SFS Error Handling
Context and Problem Statement
Error Sources
Filesystem.
ENOSPC
, EIO
, corruption, permissions, write / read / close / open errors.
SQLite.
See SQLite Docs: Result and Error Codes for details.
sqlite_orm makes primary result codes available via std::system_error
Critical: SQLITE_INTERNAL
, SQLITE_PERM
, SQLITE_NOMEM
, SQLITE_READONLY
, SQLITE_IOERR
, SQLITE_CORRUPT
, SQLITE_NOTFOUND
, SQLITE_FULL
, SQLITE_CANTOPEN
, SQLITE_TOOBIG
, SQLITE_MISMATCH
, SQLITE_MISUSE
, SQLITE_NOLFS
, SQLITE_AUTH
, SQLITE_RANGE
, SQLITE_NOTADB
Not critical (transaction aborts, deadlocks, busy database, constrain violation, etc.): SQLITE_ABORT
, SQLITE_BUSY
, SQLITE_LOCKED
, SQLITE_INTERRUPT
, SQLITE_PROTOCOL
, SQLITE_SCHEMA
, SQLITE_CONSTRAINT
Failed transaction retries.
We retried a transaction that threw SQLITE_BUSY
to often
Requests to non-existing data. Bucket, object, version, user does not exists.

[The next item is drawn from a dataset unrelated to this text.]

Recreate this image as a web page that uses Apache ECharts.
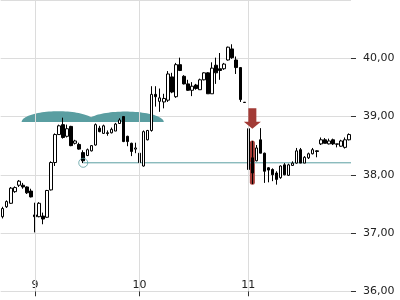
<!DOCTYPE html>
<html><head><meta charset="utf-8">
<script src="https://cdn.jsdelivr.net/npm/echarts@6/dist/echarts.min.js"></script>
<style>html,body{margin:0;padding:0;background:#fff}#c{width:400px;height:300px}</style>
</head><body><div id="c"></div>
<script>
// ---- data ----
const dayLabels = ['8', '9', '10', '11'];
const barsPerDay = [8, 26, 27, 26];
const labelDays = ['9', '10', '11'];
const open  = [37.28,37.45,37.51,37.71,37.82,37.82,37.79,37.72,37.31,37.28,37.29,37.27,37.74,38.21,38.69,38.86,38.66,38.83,38.54,38.52,38.38,38.33,38.41,38.51,38.80,38.71,38.72,38.72,38.75,38.88,39.00,38.66,38.54,38.44,38.37,38.15,38.60,38.76,39.38,39.26,39.25,39.28,39.68,39.34,39.89,39.69,39.56,39.45,39.54,39.46,39.63,39.75,39.39,39.88,39.82,39.82,39.97,40.16,39.97,39.84,39.245,38.79,38.29,38.24,38.60,38.37,38.12,38.09,38.03,37.95,38.17,37.99,38.16,38.20,38.43,38.20,38.29,38.36,38.41,38.53,38.60,38.53,38.60,38.53,38.49,38.47,38.60];
const high  = [37.45,37.56,37.79,37.80,37.91,37.86,37.80,37.76,37.52,37.53,37.35,37.74,38.23,38.71,38.86,38.98,38.86,38.84,38.60,38.55,38.42,38.45,38.51,38.88,38.84,38.86,38.76,38.81,38.89,38.97,39.00,38.67,38.55,38.55,38.38,38.76,38.77,39.52,39.52,39.48,39.39,39.78,39.75,39.92,40.01,39.71,39.63,39.59,39.56,39.65,39.76,39.76,39.93,40.01,40.09,39.92,40.20,40.24,40.03,39.85,39.245,38.81,38.58,38.51,38.80,38.38,38.13,38.11,38.06,38.16,38.20,38.19,38.23,38.46,38.46,38.32,38.38,38.46,38.42,38.64,38.63,38.62,38.62,38.53,38.60,38.64,38.71];
const low   = [37.25,37.43,37.50,37.69,37.79,37.76,37.67,37.61,37.01,37.27,37.15,37.26,37.73,38.15,38.69,38.62,38.64,38.49,38.52,38.43,38.20,38.32,38.40,38.50,38.73,38.70,38.67,38.71,38.75,38.88,38.56,38.49,38.32,38.37,38.20,38.14,38.59,38.74,39.17,39.08,39.14,39.25,39.40,39.32,39.78,39.55,39.44,39.35,39.46,39.46,39.62,39.39,39.39,39.56,39.63,39.80,39.96,39.99,39.73,39.25,39.235,38.06,37.84,38.23,38.37,37.86,37.87,37.89,37.83,37.93,37.99,37.98,38.15,38.19,38.20,38.20,38.27,38.35,38.30,38.51,38.54,38.52,38.51,38.47,38.48,38.45,38.59];
const close = [37.42,37.54,37.77,37.78,37.89,37.79,37.69,37.62,37.28,37.51,37.24,37.73,38.21,38.69,38.84,38.64,38.79,38.50,38.58,38.44,38.24,38.43,38.50,38.86,38.74,38.84,38.71,38.78,38.87,38.94,38.57,38.57,38.40,38.46,38.21,38.74,38.76,39.38,39.34,39.32,39.31,39.73,39.42,39.89,39.79,39.56,39.45,39.52,39.48,39.63,39.75,39.39,39.83,39.75,39.79,39.90,40.19,40.01,39.84,39.29,39.24,38.09,38.03,38.46,38.37,38.06,38.08,38.00,37.92,38.15,38.00,38.17,38.20,38.41,38.20,38.30,38.36,38.43,38.40,38.60,38.54,38.58,38.53,38.525,38.58,38.60,38.69];
const yTicks = [36, 37, 38, 39, 40];
// annotations: [startIndex, endIndex, basePrice, topPrice]
const humps = [[4.7, 22.9, 38.905, 39.09], [20.9, 40.0, 38.905, 39.085]];
const support = [[20, 38.205], [86.5, 38.205]];
const supportMarker = [[20, 38.205]];
const signalBar = [[62, 38.59, 37.83]];    // [index, top, bottom]
const arrowMark = [[62, 39.14, 38.79]];    // [index, top, tip]

// ---- derived ----
const categories = [];
const dayStart = [];
dayLabels.forEach((d, k) => {
  if (labelDays.includes(d)) dayStart.push(categories.length);
  for (let j = 1; j <= barsPerDay[k]; j++) categories.push(d + '-' + j);
});
const ohlc = open.map((o, i) => [o, close[i], low[i], high[i]]);
const fmt = v => v.toFixed(2).replace('.', ',');
const TEAL = '#5a9ea1', RED = '#a23b36', FONT = 'DejaVu Sans';
const showIdx = (i) => dayStart.includes(i);

const chart = echarts.init(document.getElementById('c'), null, {renderer: 'canvas'});
chart.setOption({
  animation: false,
  backgroundColor: '#fff',
  grid: {left: 0.7, right: 49, top: -2.75, bottom: 8.75},
  xAxis: [{
    type: 'category', data: categories, boundaryGap: true,
    axisLine: {show: false, onZero: false},
    axisTick: {show: true, alignWithLabel: true, interval: showIdx, length: 5, lineStyle: {color: '#333'}},
    axisLabel: {inside: true, interval: showIdx, formatter: v => v.split('-')[0], color: '#222', fontSize: 11, fontFamily: FONT, margin: 1},
    splitLine: {show: false}
  }, {
    type: 'value', min: -0.5, max: categories.length - 0.5, show: false
  }],
  yAxis: {
    type: 'value', position: 'right', min: yTicks[0], max: yTicks[yTicks.length - 1] + 1, interval: 1,
    axisLine: {show: false, onZero: false},
    axisTick: {show: true, length: 5, lineStyle: {color: '#333'}},
    axisLabel: {formatter: fmt, color: '#222', fontSize: 11, fontFamily: FONT, margin: 12, showMaxLabel: false},
    splitLine: {lineStyle: {color: '#dcdcdc', width: 1}}
  },
  series: [{
    type: 'custom', xAxisIndex: 1, z: 1, silent: true,
    data: humps,
    encode: {x: [0, 1], y: [2, 3]},
    renderItem: (params, api) => {
      const x1 = api.value(0), x2 = api.value(1), yb = api.value(2), yt = api.value(3);
      const p1 = api.coord([x1, yb]), p2 = api.coord([x2, yb]), pt = api.coord([(x1 + x2) / 2, yt]);
      const cx = (p1[0] + p2[0]) / 2, a = (p2[0] - p1[0]) / 2, b = p1[1] - pt[1];
      const pts = [];
      for (let k = 0; k <= 48; k++) {
        const t = Math.PI * k / 48;
        pts.push([cx - a * Math.cos(t), p1[1] - b * Math.sin(t)]);
      }
      return {type: 'polygon', shape: {points: pts}, style: {fill: TEAL}};
    }
  }, {
    type: 'line', xAxisIndex: 1, z: 1, silent: true,
    data: support, symbol: 'none',
    lineStyle: {color: TEAL, width: 1},
    markLine: {
      silent: true, symbol: ['none', 'none'], label: {show: false},
      lineStyle: {color: '#dcdcdc', width: 1, type: 'solid'},
      data: dayStart.map(i => ({xAxis: i}))
    }
  }, {
    type: 'custom', xAxisIndex: 1, z: 1, silent: true,
    data: signalBar, encode: {x: 0, y: [1, 2]},
    renderItem: (params, api) => {
      const t = api.coord([api.value(0), api.value(1)]), b = api.coord([api.value(0), api.value(2)]);
      return {type: 'rect', shape: {x: t[0] - 2.5, y: t[1], width: 5, height: b[1] - t[1], r: 2.5}, style: {fill: RED}};
    }
  }, {
    type: 'candlestick', xAxisIndex: 0, z: 3, barWidth: 3,
    data: ohlc,
    itemStyle: {color: '#ffffff', color0: '#000000', borderColor: '#000000', borderColor0: '#000000', borderColorDoji: '#000000', borderWidth: 1},
    markLine: {
      silent: true, symbol: ['none', 'none'],
      lineStyle: {opacity: 0},
      label: {show: true, position: 'end', distance: 12, formatter: () => fmt(close[close.length - 1]), color: '#222', fontSize: 11, fontFamily: FONT},
      data: [{yAxis: close[close.length - 1]}]
    }
  }, {
    type: 'scatter', xAxisIndex: 1, z: 4, silent: true,
    data: supportMarker, symbol: 'circle', symbolSize: 9,
    itemStyle: {color: 'rgba(0,0,0,0)', borderColor: TEAL, borderWidth: 1}
  }, {
    type: 'custom', xAxisIndex: 1, z: 5, silent: true,
    data: arrowMark, encode: {x: 0, y: [1, 2]},
    renderItem: (params, api) => {
      const top = api.coord([api.value(0), api.value(1)]), tip = api.coord([api.value(0), api.value(2)]);
      const cx = tip[0], hy = tip[1] - 7;
      return {type: 'polygon', shape: {points: [
        [cx - 4, top[1]], [cx + 4, top[1]], [cx + 4, hy], [cx + 8.5, hy], [cx, tip[1]], [cx - 8.5, hy], [cx - 4, hy]
      ]}, style: {fill: RED}};
    }
  }]
});
</script>
</body></html>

Out of scope. Rate limiting, Broken requests (parse failures, etc.)
Layers
RGW OPs (this document). Translates RGW error codes to S3/HTTP compatible responses. We have a generic exception handler that translates exceptions into 500 / Internal Server Error.
SAL.
See rgw_sal.h
.
Errors returned via negative return codes. See rgw_common.{cc,h}
.
SFS: SAL Implementation (this document). Where we use SFS SQLite to implement SAL logic. Examples: Atomic Writer
SFS: SQLite (this document).
Methods and functions that do SQLite queries, transactions.

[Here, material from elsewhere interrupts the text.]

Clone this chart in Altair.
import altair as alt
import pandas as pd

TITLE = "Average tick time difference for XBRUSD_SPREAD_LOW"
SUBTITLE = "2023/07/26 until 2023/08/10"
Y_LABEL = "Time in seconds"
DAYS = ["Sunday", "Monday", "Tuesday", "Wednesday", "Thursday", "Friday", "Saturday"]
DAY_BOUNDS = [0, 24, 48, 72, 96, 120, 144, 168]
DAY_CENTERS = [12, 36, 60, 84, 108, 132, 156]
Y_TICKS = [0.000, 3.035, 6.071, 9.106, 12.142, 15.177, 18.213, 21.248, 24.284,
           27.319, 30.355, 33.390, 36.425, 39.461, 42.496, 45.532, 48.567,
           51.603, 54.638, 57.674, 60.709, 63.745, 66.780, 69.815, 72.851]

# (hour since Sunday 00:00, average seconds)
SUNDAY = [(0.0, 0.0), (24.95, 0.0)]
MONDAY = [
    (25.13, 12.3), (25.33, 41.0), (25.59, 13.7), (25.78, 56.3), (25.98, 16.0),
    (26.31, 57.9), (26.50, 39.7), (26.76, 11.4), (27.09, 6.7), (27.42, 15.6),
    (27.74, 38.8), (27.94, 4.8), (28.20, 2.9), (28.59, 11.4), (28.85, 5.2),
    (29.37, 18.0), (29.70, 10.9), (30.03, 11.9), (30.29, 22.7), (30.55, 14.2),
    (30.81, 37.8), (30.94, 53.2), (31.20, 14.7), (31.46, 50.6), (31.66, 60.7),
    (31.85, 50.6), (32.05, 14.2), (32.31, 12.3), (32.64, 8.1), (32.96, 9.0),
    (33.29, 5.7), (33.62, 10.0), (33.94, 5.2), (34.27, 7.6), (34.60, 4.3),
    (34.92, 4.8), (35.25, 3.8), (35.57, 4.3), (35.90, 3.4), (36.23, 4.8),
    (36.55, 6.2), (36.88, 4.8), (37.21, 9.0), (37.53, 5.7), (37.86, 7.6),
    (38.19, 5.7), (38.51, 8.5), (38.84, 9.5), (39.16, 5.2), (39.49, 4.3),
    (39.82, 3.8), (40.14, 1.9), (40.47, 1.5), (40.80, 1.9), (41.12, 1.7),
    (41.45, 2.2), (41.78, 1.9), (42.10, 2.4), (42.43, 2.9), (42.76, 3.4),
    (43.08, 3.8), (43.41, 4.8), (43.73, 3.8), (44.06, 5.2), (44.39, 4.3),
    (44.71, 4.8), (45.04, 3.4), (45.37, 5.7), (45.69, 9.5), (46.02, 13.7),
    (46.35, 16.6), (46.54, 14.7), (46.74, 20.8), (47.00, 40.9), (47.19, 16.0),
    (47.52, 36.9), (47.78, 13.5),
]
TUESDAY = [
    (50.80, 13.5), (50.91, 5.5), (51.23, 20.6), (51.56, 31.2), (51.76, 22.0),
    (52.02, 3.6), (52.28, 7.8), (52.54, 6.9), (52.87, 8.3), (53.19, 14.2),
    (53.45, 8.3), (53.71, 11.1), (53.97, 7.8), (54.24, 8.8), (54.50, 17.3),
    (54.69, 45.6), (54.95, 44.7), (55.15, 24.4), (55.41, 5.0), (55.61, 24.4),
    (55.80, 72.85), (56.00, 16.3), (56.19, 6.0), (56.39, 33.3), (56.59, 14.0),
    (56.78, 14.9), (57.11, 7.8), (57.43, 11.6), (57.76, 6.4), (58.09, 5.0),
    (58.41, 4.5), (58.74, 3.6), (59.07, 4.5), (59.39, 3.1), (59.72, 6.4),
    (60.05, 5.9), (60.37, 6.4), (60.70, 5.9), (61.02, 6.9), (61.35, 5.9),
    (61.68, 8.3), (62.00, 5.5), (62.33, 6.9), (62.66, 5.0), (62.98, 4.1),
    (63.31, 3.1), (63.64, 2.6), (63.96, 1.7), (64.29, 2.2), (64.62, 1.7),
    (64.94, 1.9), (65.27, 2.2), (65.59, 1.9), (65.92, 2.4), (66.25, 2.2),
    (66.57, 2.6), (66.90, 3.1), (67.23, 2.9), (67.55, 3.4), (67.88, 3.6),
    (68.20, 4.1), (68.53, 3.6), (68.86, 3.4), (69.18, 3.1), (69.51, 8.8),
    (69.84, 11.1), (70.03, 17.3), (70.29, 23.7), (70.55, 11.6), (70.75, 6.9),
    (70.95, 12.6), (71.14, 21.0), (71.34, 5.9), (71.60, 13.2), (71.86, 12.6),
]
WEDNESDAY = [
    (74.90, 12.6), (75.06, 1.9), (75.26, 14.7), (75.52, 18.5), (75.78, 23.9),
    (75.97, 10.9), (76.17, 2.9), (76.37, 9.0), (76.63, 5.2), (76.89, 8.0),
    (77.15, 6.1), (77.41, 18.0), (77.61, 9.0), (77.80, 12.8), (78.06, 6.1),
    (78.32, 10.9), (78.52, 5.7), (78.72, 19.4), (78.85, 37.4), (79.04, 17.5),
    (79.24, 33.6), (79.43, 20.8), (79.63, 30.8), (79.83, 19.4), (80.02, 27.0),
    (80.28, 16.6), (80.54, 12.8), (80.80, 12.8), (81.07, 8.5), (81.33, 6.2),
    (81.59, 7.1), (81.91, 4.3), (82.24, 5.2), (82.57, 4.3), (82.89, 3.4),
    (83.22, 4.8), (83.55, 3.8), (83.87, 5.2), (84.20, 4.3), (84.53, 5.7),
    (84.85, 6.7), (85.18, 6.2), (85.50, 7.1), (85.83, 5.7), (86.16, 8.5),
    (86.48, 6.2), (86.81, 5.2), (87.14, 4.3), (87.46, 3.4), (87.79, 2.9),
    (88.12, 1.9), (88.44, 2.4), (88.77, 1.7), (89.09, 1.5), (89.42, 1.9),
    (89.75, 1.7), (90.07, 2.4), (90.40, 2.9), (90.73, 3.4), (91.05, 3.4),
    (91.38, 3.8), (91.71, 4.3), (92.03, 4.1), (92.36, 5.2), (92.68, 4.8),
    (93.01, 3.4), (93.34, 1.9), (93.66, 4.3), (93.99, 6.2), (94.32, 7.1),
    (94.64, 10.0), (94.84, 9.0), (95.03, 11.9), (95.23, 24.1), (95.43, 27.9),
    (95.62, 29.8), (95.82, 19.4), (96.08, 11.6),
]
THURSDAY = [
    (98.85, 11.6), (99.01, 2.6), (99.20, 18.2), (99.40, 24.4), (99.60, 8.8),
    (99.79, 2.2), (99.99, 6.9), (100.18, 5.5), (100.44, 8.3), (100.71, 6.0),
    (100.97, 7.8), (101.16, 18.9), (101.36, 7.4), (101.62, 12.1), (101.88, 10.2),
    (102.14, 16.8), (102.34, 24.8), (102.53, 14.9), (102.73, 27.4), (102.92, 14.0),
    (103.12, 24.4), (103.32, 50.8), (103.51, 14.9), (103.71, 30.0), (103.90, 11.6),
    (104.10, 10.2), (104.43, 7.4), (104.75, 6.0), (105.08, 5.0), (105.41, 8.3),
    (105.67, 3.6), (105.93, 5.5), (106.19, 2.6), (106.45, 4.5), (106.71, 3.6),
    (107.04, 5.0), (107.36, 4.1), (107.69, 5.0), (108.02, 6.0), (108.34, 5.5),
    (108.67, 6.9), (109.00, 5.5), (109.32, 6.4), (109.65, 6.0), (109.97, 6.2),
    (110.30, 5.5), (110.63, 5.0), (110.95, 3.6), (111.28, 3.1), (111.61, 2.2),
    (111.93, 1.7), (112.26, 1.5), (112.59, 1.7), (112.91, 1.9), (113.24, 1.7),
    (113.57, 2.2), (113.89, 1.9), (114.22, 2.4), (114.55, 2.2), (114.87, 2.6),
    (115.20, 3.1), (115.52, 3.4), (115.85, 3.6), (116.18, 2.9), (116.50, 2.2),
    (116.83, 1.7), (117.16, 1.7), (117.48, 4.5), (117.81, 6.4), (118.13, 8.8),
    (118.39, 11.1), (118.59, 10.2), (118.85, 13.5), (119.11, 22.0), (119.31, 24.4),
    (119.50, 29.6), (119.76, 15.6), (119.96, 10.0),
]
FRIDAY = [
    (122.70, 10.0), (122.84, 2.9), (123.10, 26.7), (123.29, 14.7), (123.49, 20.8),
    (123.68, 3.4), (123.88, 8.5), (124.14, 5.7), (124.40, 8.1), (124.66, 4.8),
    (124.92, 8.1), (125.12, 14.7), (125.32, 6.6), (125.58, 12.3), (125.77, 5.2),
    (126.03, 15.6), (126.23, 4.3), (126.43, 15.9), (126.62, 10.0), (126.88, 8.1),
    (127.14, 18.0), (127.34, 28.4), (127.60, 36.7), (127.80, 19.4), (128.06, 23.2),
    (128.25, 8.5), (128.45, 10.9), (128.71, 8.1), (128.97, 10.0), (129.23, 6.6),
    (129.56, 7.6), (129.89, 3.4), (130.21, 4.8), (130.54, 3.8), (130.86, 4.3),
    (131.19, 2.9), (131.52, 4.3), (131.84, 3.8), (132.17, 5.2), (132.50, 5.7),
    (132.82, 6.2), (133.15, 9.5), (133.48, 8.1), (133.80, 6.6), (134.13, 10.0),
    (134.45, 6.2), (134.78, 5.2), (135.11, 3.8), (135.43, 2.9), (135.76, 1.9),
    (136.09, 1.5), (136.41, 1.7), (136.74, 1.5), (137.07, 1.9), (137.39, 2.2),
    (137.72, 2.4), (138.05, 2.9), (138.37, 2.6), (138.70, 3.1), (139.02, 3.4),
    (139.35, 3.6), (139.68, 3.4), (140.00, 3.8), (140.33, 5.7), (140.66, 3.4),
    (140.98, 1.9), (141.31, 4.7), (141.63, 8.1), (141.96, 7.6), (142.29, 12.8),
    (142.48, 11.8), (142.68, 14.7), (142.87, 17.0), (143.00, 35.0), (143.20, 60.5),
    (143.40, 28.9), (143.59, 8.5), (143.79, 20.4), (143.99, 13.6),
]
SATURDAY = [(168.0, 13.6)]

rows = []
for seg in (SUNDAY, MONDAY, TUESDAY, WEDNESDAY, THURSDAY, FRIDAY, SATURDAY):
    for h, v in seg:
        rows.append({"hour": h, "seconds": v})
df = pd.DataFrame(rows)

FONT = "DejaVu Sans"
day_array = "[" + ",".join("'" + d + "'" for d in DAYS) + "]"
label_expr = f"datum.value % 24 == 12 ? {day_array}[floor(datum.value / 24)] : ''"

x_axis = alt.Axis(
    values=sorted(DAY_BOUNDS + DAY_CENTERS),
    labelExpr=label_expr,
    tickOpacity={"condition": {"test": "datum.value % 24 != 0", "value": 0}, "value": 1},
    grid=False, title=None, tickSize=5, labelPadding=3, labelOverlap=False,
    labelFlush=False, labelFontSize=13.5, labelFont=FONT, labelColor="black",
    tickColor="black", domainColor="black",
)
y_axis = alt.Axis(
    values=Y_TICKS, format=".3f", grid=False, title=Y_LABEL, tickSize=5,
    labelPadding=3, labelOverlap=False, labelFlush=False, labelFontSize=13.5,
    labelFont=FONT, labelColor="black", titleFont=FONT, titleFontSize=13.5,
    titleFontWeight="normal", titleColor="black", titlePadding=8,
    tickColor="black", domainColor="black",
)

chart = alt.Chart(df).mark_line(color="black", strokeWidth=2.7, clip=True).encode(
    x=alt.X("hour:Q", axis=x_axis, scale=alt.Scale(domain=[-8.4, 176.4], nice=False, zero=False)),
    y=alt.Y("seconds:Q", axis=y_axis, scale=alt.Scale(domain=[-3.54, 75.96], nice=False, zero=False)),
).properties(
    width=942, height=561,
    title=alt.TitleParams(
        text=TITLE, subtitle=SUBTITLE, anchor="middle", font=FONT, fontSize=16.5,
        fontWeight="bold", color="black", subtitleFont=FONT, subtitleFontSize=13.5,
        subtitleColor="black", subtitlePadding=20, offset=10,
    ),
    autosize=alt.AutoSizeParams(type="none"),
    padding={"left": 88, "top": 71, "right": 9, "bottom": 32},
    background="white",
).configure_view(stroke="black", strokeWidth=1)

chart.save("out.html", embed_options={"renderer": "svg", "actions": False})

Examples: SQLiteVersionedObjects::get_versioned_objects
, Object::metadata_finish
Filesystem.
Typically errno
style errors. With STL sometimes exceptions.
sqlite_orm.
Throws std::system_error
with SQLite error code.
Decision
RGW OPs Layer
In addition to the regular RGW error handling, we have an exception handler in place.

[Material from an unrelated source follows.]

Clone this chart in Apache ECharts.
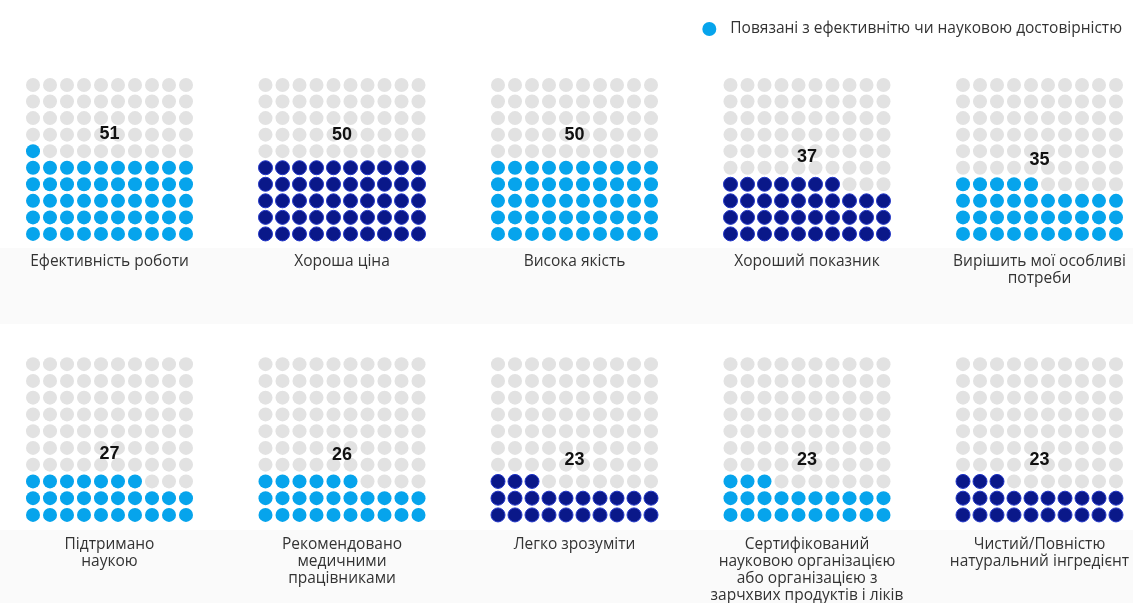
<!DOCTYPE html>
<html>
<head>
<meta charset="utf-8">
<script src="https://cdn.jsdelivr.net/npm/echarts@6/dist/echarts.min.js"></script>
<style>
  html, body { margin: 0; padding: 0; background: #fff; }
  #chart { width: 1133px; height: 603px; }
</style>
</head>
<body>
<div id="chart"></div>
<script>
const chartDom = document.getElementById("chart");
let myChart = echarts.init(chartDom);

/** chart data */
const categories = [
  "Ефективність роботи",
  "Хороша ціна",
  "Висока якість",
  "Хороший показник",
  "Вирішить мої особливі\nпотреби",
  "Підтримано\nнаукою",
  "Рекомендовано\nмедичними\nпрацівниками",
  "Легко зрозуміти",
  "Сертифікований\nнауковою організацією\nабо організацією з\nзарчхвих продуктів і ліків",
  "Чистий/Повністю\nнатуральний інгредієнт"
];
const values = [51, 50, 50, 37, 35, 27, 26, 23, 23, 23];
// true = related to efficiency or scientific credibility
const related = [true, false, true, false, true, true, true, false, true, false];
const legendName = "Повязані з ефективнітю чи науковою достовірністю";
const otherName = "Інші";

const cyan = "#06a4ec";
const navy = "#0a1889";
const grey = "#e2e2e2";

/** layout per small multiple */
const colStep = 232.5;
const gridW = 170;
const grids = [], xAxes = [], yAxes = [], series = [], titles = [];

for (let i = 0; i < values.length; i++) {
  const col = i % 5;
  const row = Math.floor(i / 5);
  const left = 24.5 + colStep * col;
  const top = row === 0 ? 76.7 : 355.8;
  const height = row === 0 ? 165.5 : 167.5;
  grids.push({ left: left, top: top, width: gridW, height: height });
  xAxes.push({ type: "value", gridIndex: i, min: -0.5, max: 9.5, show: false });
  yAxes.push({ type: "value", gridIndex: i, min: -0.5, max: 9.5, show: false });

  const filled = [], empty = [];
  for (let k = 0; k < 100; k++) {
    const pt = [k % 10, Math.floor(k / 10)];
    if (k < values[i]) filled.push(pt); else empty.push(pt);
  }

  series.push({
    type: "scatter", xAxisIndex: i, yAxisIndex: i, silent: true,
    symbolSize: 14, itemStyle: { color: grey, opacity: 1 }, data: empty
  });
  series.push({
    name: related[i] ? legendName : otherName,
    type: "scatter", xAxisIndex: i, yAxisIndex: i, silent: true,
    symbolSize: 14,
    itemStyle: related[i]
      ? { color: cyan, opacity: 1 }
      : { color: navy, borderColor: "#2236c8", borderWidth: 1, opacity: 1 },
    data: filled
  });
  // value label
  series.push({
    type: "scatter", xAxisIndex: i, yAxisIndex: i, silent: true,
    symbolSize: 0,
    itemStyle: { opacity: 1 },
    label: {
      show: true, position: "inside",
      formatter: String(values[i]),
      fontFamily: "Liberation Sans", fontWeight: "bold", fontSize: 18, color: "#111"
    },
    data: [[4.5, values[i] / 10 + 0.95]]
  });

  titles.push({
    text: categories[i],
    left: left + gridW / 2,
    top: row === 0 ? 253.5 : 536.5,
    padding: 0,
    textAlign: "center",
    textStyle: {
      fontFamily: "Open Sans", fontWeight: "normal", fontSize: 15.5,
      lineHeight: 17, color: "#333"
    }
  });
}

let option = {
  backgroundColor: "#fff",
  animation: false,
  graphic: [
    { type: "rect", shape: { x: 0, y: 248, width: 1133, height: 76 }, style: { fill: "#fafafa" }, z: -10 },
    { type: "rect", shape: { x: 0, y: 530, width: 1133, height: 73 }, style: { fill: "#fafafa" }, z: -10 }
  ],
  title: titles,
  legend: {
    data: [{ name: legendName, icon: "circle" }],
    right: 6, top: 16,
    itemWidth: 14, itemHeight: 14, itemGap: 10,
    textStyle: { fontFamily: "Open Sans", fontSize: 15.5, color: "#333", padding: [0, 0, 0, 9] }
  },
  grid: grids,
  xAxis: xAxes,
  yAxis: yAxes,
  series: series
};

option && myChart.setOption(option);
</script>
</body>
</html>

Transforms critical errors into shutdowns / crashes. Critical errors may originate from sqlite_orm or filesystem operations.
Transforms non-critical errors into 500 / Internal Server Error.
Non-critical errors should not bubble up to this handler and are considered a bug.
SFS: SQLite Layer
Must not throw non-critical errors. Critical errors are OK to bubble up.
Options to return errors:
boolean returns, where true
means did the thing and false
did not do the thing.
Useful, when the exact cause isn't important to the layer above.
negative integer style returns, where the integer should be something unique to SFS. Should not be a RGW error code, filesystem error, SQLite error, etc.
SFS: SAL Implementation Layer
Must handle non-critical lower-level errors and return RGW error codes. May catch and rethrow critical exceptions.
Example:
A failed transaction from SFS SQLite returns false.
The SFS SAL implementation uses that to clean up the request and return a ERR_INTERNAL_ERROR
.
Important on this layer is, that clients may retry on certain errors before failing a request. We can leverage this where it is easier / cheaper to let the client retry than us.